Democrats hold one thing — and one thing only — sacred, and that is abortion. Our diplomats may be murdered abroad, the rule of law may be grossly violated at home, the First Amendment may be written off as just another roadblock on the freeway to utopia, but abortion will always have for them a uniquely holy status — even if that means employing unholy methods to facilitate it. Thus U.S. Senator Richard Blumenthal of Connecticut has introduced a bill, cosponsored by a majority of Senate Democrats, that would purport to strip states of their ability to impose even the most basic of health and safety regulations on the grisly procedure, a bill that David French has rightly suggested should be titled the Kermit Gosnell Enabling Act of 2014.

Readers will recall, though they will not enjoy it, the details of Dr. Kermit Gosnell’s case, the transcript of which reads like the screenplay for a Rob Zombie horror flick: the illegal abortions; the newborns who survived botched abortion attempts only to have their spinal cords severed with scissors; the obscenely unhygienic conditions, with free-ranging cats using the clinic as an open-air litter box; the dead patient and subsequent manslaughter conviction; and, finally, the murder convictions. The Gosnell gore-fest was a direct consequence of the elevation of abortion to divine office: Neither the local authorities in Democrat-dominated Philadelphia nor the Democrat-dominated statewide bureaucracies in Pennsylvania were much inclined to exercise basic oversight of abortion clinics. Even after a woman died under Dr. Gosnell’s knife, there was little interest in investigating his practice: It took allegations of illegal prescription-drug use and the piqued interest of the DEA to put Gosnell on the radar.

Senator Blumenthal proposes to apply the Philadelphia model to the nation at large. Under his bill, states would have effectively no power even to ensure that abortions are performed by licensed physicians — surely the most minimal standard of medical responsibility that there is. Laws covering grisly late-term abortions would be forcibly overturned and fetal viability would be redefined according to the subjective whim of the abortionist. While the Democrats are bemoaning a fictitious war on women, their bill would provide federal protection to sex-selective abortions — the barbaric practice under which generations of girls have been decimated in such backward jurisdictions as China and Azerbaijan, a practice The Economist describes as “gendercide.” Laws restricting taxpayer funding of abortion would be overturned. Laws protecting the consciences of physicians who choose not to perform abortions would be overturned.

Not that the Democrats are much interested in such niceties, but there is little or nothing in the law or the Constitution that could be construed to empower the federal government to set aside, wholesale, state regulation of physicians and their work. The states license physicians and hospitals, and they have broad power over their standards and conduct. Even if one accepts the 1973 abortion decisions as fixed and eternal law handed down from on high, there is nothing in Roe v. Wade or its companion cases that establishes a constitutional preemption of state health and safety laws.

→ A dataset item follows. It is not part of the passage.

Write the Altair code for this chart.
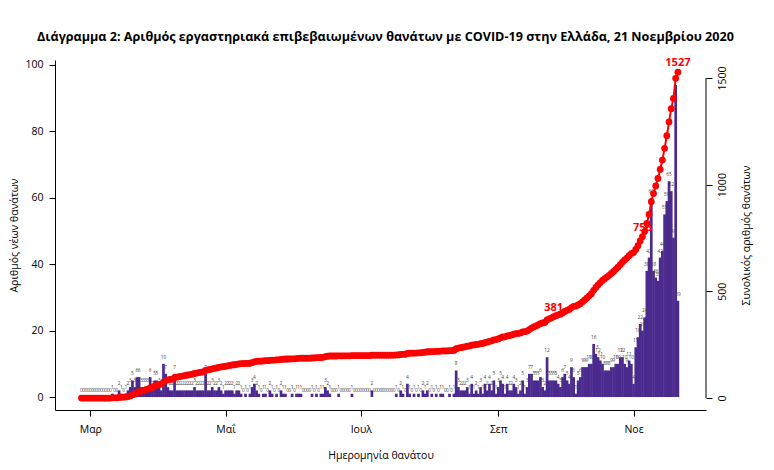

Senator Blumenthal’s bill requires that abortion not be subject to any restriction that is not also applicable to “comparable” medical procedures, but there is in fact no such thing as a comparable procedure, something recognized by the Supreme Court, which describes the act as “unique” and “inherently different” from other surgeries. And, of course, it is: Abortion is in almost no instance a therapeutic procedure — its usual motive is simply the termination of an inconvenient human life.

Morally literate people, including those who generally support abortion rights, understand that abortion is fundamentally unlike anything else doctors are commonly called upon to do, and that it is morally significant in a way a tonsillectomy is not. People of good will may disagree to some extent about the moral significance of what is maturing in a woman’s womb — but it is not an ingrown toenail, and all the Senate proclamations in the world will not change that fact.

By their fruits you shall know them: Senate Democrats have just recently blocked efforts to get to the bottom of the IRS political-persecution scandal and to hold VA officials accountable for the horrific treatment of American veterans — ho-hum issues for Senator Blumenthal and his colleagues. But if Texas decides that abortions performed within its borders must be carried out by a licensed physician in a proper surgical facility, then Democrats are on the march. Abortion is, to say the least, ugly. Democrats’ ghoulish enthusiasm for it is almost as ugly.